Quoi qu’il en soit, à partir de là, madame Freycinet reprit ses vêtements de femme, et sa naïve et décente coquetterie y gagna beaucoup. Ses promenades sur le pont étaient fort rares, mais quand elle s’y montrait, l’état-major, plein d’égards, abandonnait le côté du vent et lui laissait le champ libre, tandis qu’en delà du grand mât, les chansons peu catholiques faisaient halle à la gorge, et les énergiques jurons de quinze à dix-huit syllabes, qui amusent les diables dans leur éternelle marmite, expiraient sur les lèvres des plus intrépides gabiers. Madame Freycinel souriait alors, sous sa fraîche cornette, de cette retenue de rigueur imposée à tant de langues de feu, et il arrivait souvent que ce même sourire qui voulait dire merci, différemment interprété sur le gaillard d’avant, donnait l’essor aune nouvelle irritation joyeuse, de façon que la parole sacramentelle et démoniale vibrait à l’air et arrivait sonore et corrosive jusqu’à la dunette ; une bouche toute gracieusement boudeuse pressait alors ses deux lèvres fines l’une contre l’autre ; deux yeux distraits et troublés regardaient couler le flot qu’ils ne voyaient pas, ou étudiaient le passage des mollusques absents, et l’oreille qui avait fort bien entendu feignait d’écouter le bruissement muet du sillage. Vous comprenez l’embarras de tout le monde : il était comique et dramatique à la fois. Le capitaine n’avait pas le droit de se fâcher ; nous, de l’état-major, nous étions trop sérieusement occupés de nos graves travaux de la journée pour rien observer de ce qui se passait à nos côtés ; les matelots les plus goguenards se parlaient assez à voix basse pour faire entendre leurs quolibets de la poulaine au couronnement ; les maîtres cherchaient par leurs gestes, moins puissants que leurs sifflets, à imposer silence aux bavards orateurs ; et madame Freycinet rentrait dans son appartement sans avoir rien compris aux manœuvres du bord, se promettant bien de venir le moins souvent possible jouir comme nous du beau spectacle de l’Océan, dont nulle belle âme ne peut se lasser.

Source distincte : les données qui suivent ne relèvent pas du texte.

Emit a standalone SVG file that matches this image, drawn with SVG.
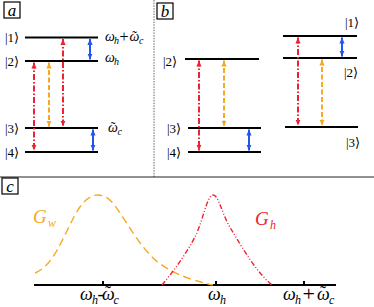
<svg xmlns="http://www.w3.org/2000/svg" width="374" height="307" viewBox="0 0 374 307">
<style>
.lvl{stroke:#000;stroke-width:2;fill:none}
.red{stroke:#ee2233;stroke-width:2;fill:none;stroke-dasharray:6 2 1.5 2}
.org{stroke:#f6a823;stroke-width:2;fill:none;stroke-dasharray:5 2.5}
.blu{stroke:#2255ee;stroke-width:2;fill:none}
.ra{marker-start:url(#mr);marker-end:url(#mr)}
.oa{marker-start:url(#mo);marker-end:url(#mo)}
.ba{marker-start:url(#mb);marker-end:url(#mb)}
.ket{font-family:"Liberation Serif","DejaVu Serif",serif;font-size:13px;fill:#000}
.om{font-family:"Liberation Serif","DejaVu Serif",serif;font-style:italic;font-size:14px;fill:#000}
.omb{font-family:"Liberation Serif","DejaVu Serif",serif;font-style:italic;font-size:18px;fill:#000}
.sub{font-size:10px}
.subb{font-size:12px}
.up{font-style:normal}
.tl{text-anchor:middle;font-style:normal}
.box{fill:#fff;stroke:#000;stroke-width:1.2}
.pl{font-family:"Liberation Serif","DejaVu Serif",serif;font-style:italic;font-size:17px;fill:#000;text-anchor:middle}
.G{font-family:"Liberation Serif","DejaVu Serif",serif;font-style:italic;font-size:19px}
</style>
<defs>
<marker id="mr" viewBox="0 0 6 6" refX="6" refY="3" markerWidth="6" markerHeight="6" markerUnits="userSpaceOnUse" orient="auto-start-reverse"><path d="M0,0.4 L6,3 L0,5.6 z" fill="#ee2233"/></marker>
<marker id="mo" viewBox="0 0 6 6" refX="6" refY="3" markerWidth="6" markerHeight="6" markerUnits="userSpaceOnUse" orient="auto-start-reverse"><path d="M0,0.4 L6,3 L0,5.6 z" fill="#f6a823"/></marker>
<marker id="mb" viewBox="0 0 6 6" refX="6" refY="3" markerWidth="6" markerHeight="6" markerUnits="userSpaceOnUse" orient="auto-start-reverse"><path d="M0,0.4 L6,3 L0,5.6 z" fill="#2255ee"/></marker>
</defs>
<rect width="374" height="307" fill="#fff"/>

<g id="frame">
<line x1="154" y1="0" x2="154" y2="177" stroke="#555" stroke-width="0.9" stroke-dasharray="1.5 1.2"/>
<line x1="0" y1="177" x2="374" y2="177" stroke="#222" stroke-width="1.2"/>
</g>

<g id="panel-a-label"><rect class="box" x="4" y="2" width="16" height="16"/><text class="pl" x="12" y="15.5">a</text></g>
<g id="panel-b-label"><rect class="box" x="157" y="3" width="16" height="16"/><text class="pl" x="165" y="16.5">b</text></g>
<g id="panel-c-label"><rect class="box" x="2" y="178" width="16" height="16"/><text class="pl" x="10" y="191.5">c</text></g>

<g id="levels-a">
<line class="lvl" x1="25" y1="37.5" x2="98" y2="37.5"/>
<line class="lvl" x1="25" y1="61" x2="98" y2="61"/>
<line class="lvl" x1="25" y1="128" x2="98" y2="128"/>
<line class="lvl" x1="25" y1="152" x2="98" y2="152"/>
<text class="ket" x="5" y="42">|1⟩</text>
<text class="ket" x="5" y="66">|2⟩</text>
<text class="ket" x="5" y="133">|3⟩</text>
<text class="ket" x="5" y="157">|4⟩</text>
<text class="om"><tspan x="105" y="41">ω</tspan><tspan class="sub" x="114" y="44">h</tspan><tspan class="up" x="119.5" y="41.5" font-size="16">+</tspan><tspan x="129.5" y="41">ω</tspan><tspan class="tl" x="134.5" y="41">˜</tspan><tspan class="sub" x="139" y="44">c</tspan></text>
<text class="om"><tspan x="105" y="62">ω</tspan><tspan class="sub" x="114" y="65">h</tspan></text>
<text class="om"><tspan x="108" y="132">ω</tspan><tspan class="tl" x="113" y="132">˜</tspan><tspan class="sub" x="117.5" y="135">c</tspan></text>
</g>

<g id="levels-b1">
<line class="lvl" x1="185" y1="59" x2="259" y2="59"/>
<line class="lvl" x1="188" y1="128" x2="261" y2="128"/>
<line class="lvl" x1="188" y1="152" x2="261" y2="152"/>
<text class="ket" x="163" y="66">|2⟩</text>
<text class="ket" x="167" y="133">|3⟩</text>
<text class="ket" x="167" y="157">|4⟩</text>
</g>

<g id="levels-b2">
<line class="lvl" x1="283" y1="36" x2="357" y2="36"/>
<line class="lvl" x1="283" y1="58" x2="357" y2="58"/>
<line class="lvl" x1="285" y1="127" x2="358" y2="127"/>
<text class="ket" x="345" y="27">|1⟩</text>
<text class="ket" x="344" y="77">|2⟩</text>
<text class="ket" x="346" y="147">|3⟩</text>
</g>

<g id="connectors">
<line class="red ra" x1="34" y1="62.5" x2="34" y2="150.5"/>
<line class="org oa" x1="49" y1="62.5" x2="49" y2="126.5"/>
<line class="red ra" x1="63" y1="39" x2="63" y2="126.5"/>
<line class="blu ba" x1="90" y1="39" x2="90" y2="59.5"/>
<line class="blu ba" x1="93" y1="129.5" x2="93" y2="150.5"/>

<line class="red ra" x1="199" y1="60.5" x2="199" y2="150.5"/>
<line class="org oa" x1="224" y1="60.5" x2="224" y2="126.5"/>
<line class="blu ba" x1="249" y1="129.5" x2="249" y2="150.5"/>

<line class="red ra" x1="298" y1="37.5" x2="298" y2="125.5"/>
<line class="org oa" x1="322" y1="59.5" x2="322" y2="125.5"/>
<line class="blu ba" x1="342" y1="37.5" x2="342" y2="56.5"/>
</g>

<g id="spectrum">
<line x1="34" y1="285" x2="336" y2="285" stroke="#000" stroke-width="2"/>
<line x1="103" y1="285" x2="103" y2="281" stroke="#000" stroke-width="2"/>
<line x1="216" y1="285" x2="216" y2="281" stroke="#000" stroke-width="2"/>
<line x1="304" y1="285" x2="304" y2="281" stroke="#000" stroke-width="2"/>
<path d="M35,273 C44,269 50,262 56,252 C63,240 68,228 76,213 C83,201 90,195 98,195 C107,195 113,202 120,213 C130,228 140,245 153,258 C166,270 185,279 213,285" fill="none" stroke="#f6a823" stroke-width="1.4" stroke-dasharray="8 4.5"/>
<path d="M162,285 C172,273 185,256 195,237 C203,221 207,195 213,195 C219,195 222,215 231,229 C243,249 257,273 272,285" fill="none" stroke="#ee2233" stroke-width="1.4" stroke-dasharray="5 2 1 2 1 2"/>
<text class="G" fill="#f6a823"><tspan x="33" y="223">G</tspan><tspan class="subb" x="48" y="227">w</tspan></text>
<text class="G" fill="#ee2233"><tspan x="255" y="225">G</tspan><tspan class="subb" x="270" y="229">h</tspan></text>
<text class="omb"><tspan x="80" y="300">ω</tspan><tspan class="subb" x="92" y="304">h</tspan><tspan class="up" x="97.5" y="300">-</tspan><tspan x="102" y="300">ω</tspan><tspan class="tl" x="108" y="299">˜</tspan><tspan class="subb" x="113.5" y="304">c</tspan></text>
<text class="omb"><tspan x="208" y="300">ω</tspan><tspan class="subb" x="220" y="304">h</tspan></text>
<text class="omb"><tspan x="283" y="300">ω</tspan><tspan class="subb" x="295" y="304">h</tspan><tspan class="up" x="302.5" y="301" font-size="22">+</tspan><tspan x="317" y="300">ω</tspan><tspan class="tl" x="323" y="299">˜</tspan><tspan class="subb" x="329" y="304">c</tspan></text>
</g>
</svg>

Ce n’est pas tout. Dans un équipage de plus de cent matelots, tous les caractères se dessinent avec leurs couleurs tranchées, avec leurs âpres aspérités. Là, rien n’est hypocrite ; défauts, heureuses qualités et vices s’échappent par les pores, et l’homme est sur un navire ce qu’il n’est pas autre part. Le moyen, je vous le demande, de se travestir en présence de ceux qu’on ne quitte jamais ?… La lâche serait trop lourde ; il a profit à s’en affranchir, il y aurait honte et bassesse à le tenter.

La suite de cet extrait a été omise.